A remoção do culto de um mártir cuja história se entrelaça com a denúncia da perfídia judaica representa uma vitória simbólica da Sinagoga na dialéctica histórica que a opõe à Igreja (Meinvielle, 1970, p. 458). É a manifestação de uma Igreja que, em vez de buscar a conversão do mundo e de seus inimigos, busca ser aceita por eles, mesmo que o preço seja o sacrifício de seus próprios santos e de sua memória histórica. Trata-se de um episódio claro de secularização, onde a Igreja, para se conformar ao "mundo moderno", adota a visão de mundo de seus detratores, em um processo que culmina na sua própria dissolução na imanência do mundo (Meinvielle, 1970, p. 408, 423).
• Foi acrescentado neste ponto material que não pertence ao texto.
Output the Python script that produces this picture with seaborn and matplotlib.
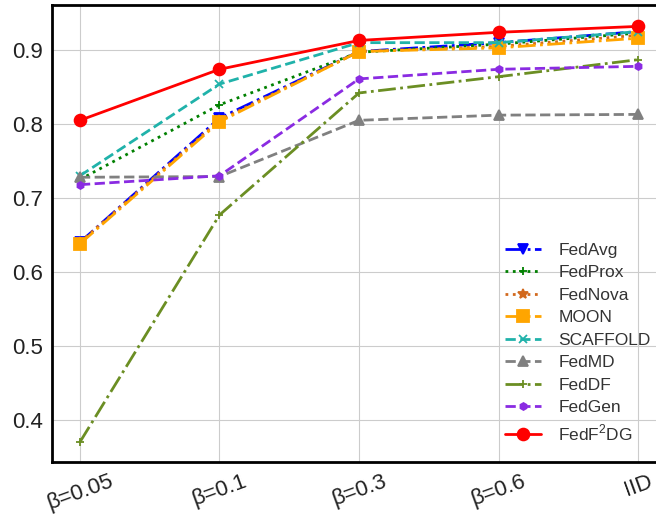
'''accuracy vs. heterogeneity line chart'''
import matplotlib
matplotlib.use('Agg')
import matplotlib.pyplot as plt
import pandas as pd
import seaborn as sns

settings = ['β=0.05', 'β=0.1', 'β=0.3', 'β=0.6', 'IID']
fedavg = [0.640, 0.808, 0.898, 0.910, 0.925]
fedprox = [0.725, 0.826, 0.897, 0.908, 0.923]
fednova = [0.640, 0.805, 0.898, 0.905, 0.920]
moon = [0.638, 0.803, 0.898, 0.903, 0.916]
scaffold = [0.730, 0.854, 0.910, 0.910, 0.925]
fedmd = [0.728, 0.729, 0.805, 0.812, 0.813]
feddf = [0.370, 0.677, 0.842, 0.864, 0.887]
fedgen = [0.718, 0.730, 0.861, 0.874, 0.878]
fedf2dg = [0.805, 0.874, 0.913, 0.924, 0.932]


def main():
    '''
    main
    '''
    sns.set_style('whitegrid')
    plt.rcParams['font.family'] = ['Liberation Sans', 'DejaVu Sans']
    plt.rcParams['mathtext.fontset'] = 'custom'
    plt.rcParams['mathtext.rm'] = 'Liberation Sans'

    series = [
        ('FedAvg', fedavg, 'blue', '-.', 'v', 7),
        ('FedProx', fedprox, 'green', ':', '+', 6),
        ('FedNova', fednova, 'chocolate', ':', '*', 7),
        ('MOON', moon, 'orange', '-.', 's', 8),
        ('SCAFFOLD', scaffold, 'lightseagreen', '--', 'x', 6),
        ('FedMD', fedmd, 'gray', '--', '^', 7),
        ('FedDF', feddf, 'olivedrab', '-.', '+', 6),
        ('FedGen', fedgen, 'blueviolet', '--', 'h', 5),
        ('FedF$^2$DG', fedf2dg, 'red', '-', 'o', 8.5),
    ]

    fig = plt.figure(figsize=(6.56, 5.2), dpi=100)
    ax = fig.add_axes([0.0793, 0.1115, 0.936, 0.879])
    for name, vals, color, ls, mk, ms in series:
        df = pd.DataFrame({'setting': settings, 'acc': vals})
        sns.lineplot(x='setting', y='acc', data=df, ax=ax, color=color,
                     linestyle=ls, marker=mk, markersize=ms, linewidth=2,
                     markeredgecolor=color, markeredgewidth=1.3,
                     label=name)

    ax.set_xlim(-0.2, 4.2)
    ax.set_ylim(0.343, 0.961)
    ax.set_yticks([0.4, 0.5, 0.6, 0.7, 0.8, 0.9])
    ax.set_xlabel('')
    ax.set_ylabel('')
    ax.tick_params(axis='both', labelsize=16, colors='#222222', pad=3)
    plt.setp(ax.get_xticklabels(), rotation=20)
    for side in ['left', 'top', 'bottom', 'right']:
        ax.spines[side].set_color('black')
        ax.spines[side].set_linewidth(2)
    leg = ax.legend(loc='lower right', bbox_to_anchor=(0.995, 0.015),
                    fontsize=12.5, frameon=False, handlelength=2.1,
                    handletextpad=1.0, labelspacing=0.42, borderaxespad=0.3)
    for txt in leg.get_texts():
        txt.set_color('#333333')
    fig.savefig('out.png', dpi=100)


if __name__ == '__main__':
    main()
🌍 A Desintegração do Sagrado e a Nova Hagiografia
A mesma lógica se aplica à remoção ou reclassificação de santos como São Cristóvão, Santa Úrsula e São Nicolau. Suas histórias, repletas de elementos lendários, alimentaram a fé e a imaginação de gerações de cristãos, servindo como veículos para verdades teológicas profundas sobre a proteção divina, o martírio e a caridade. Ao descartá-los por "falta de provas históricas", o progresismo revela seu desprezo pela piedade popular e sua adesão a um racionalismo estéril.
Este processo visa criar uma nova hagiografia, adequada a um "cristianismo secularizado": uma galeria de figuras puramente humanas, despojadas de seu caráter sobrenatural e milagroso, cuja santidade reside não mais em sua união com o Deus transcendente, mas em seu "compromisso com o mundo" e com a "construção da cidade secular" (Meinvielle, 1970, p. 384, 396). O resultado final é a transformação da comunhão dos santos em um panteão humanista, onde o homem, e não mais Deus, é a medida de todas as coisas. A revisão do calendário não é, portanto, uma reforma, mas uma demolição. É um passo decisivo na transformação da religião católica em uma gnosis moderna, onde o mistério é substituído pela crítica, a fé pela opinião, e a Tradição eterna pelo fluxo incessante do devir histórico.
📚 Referências
Meinvielle, Julio. De la Cábala al Progresismo. Salta: Editora Calchaquí, 1970.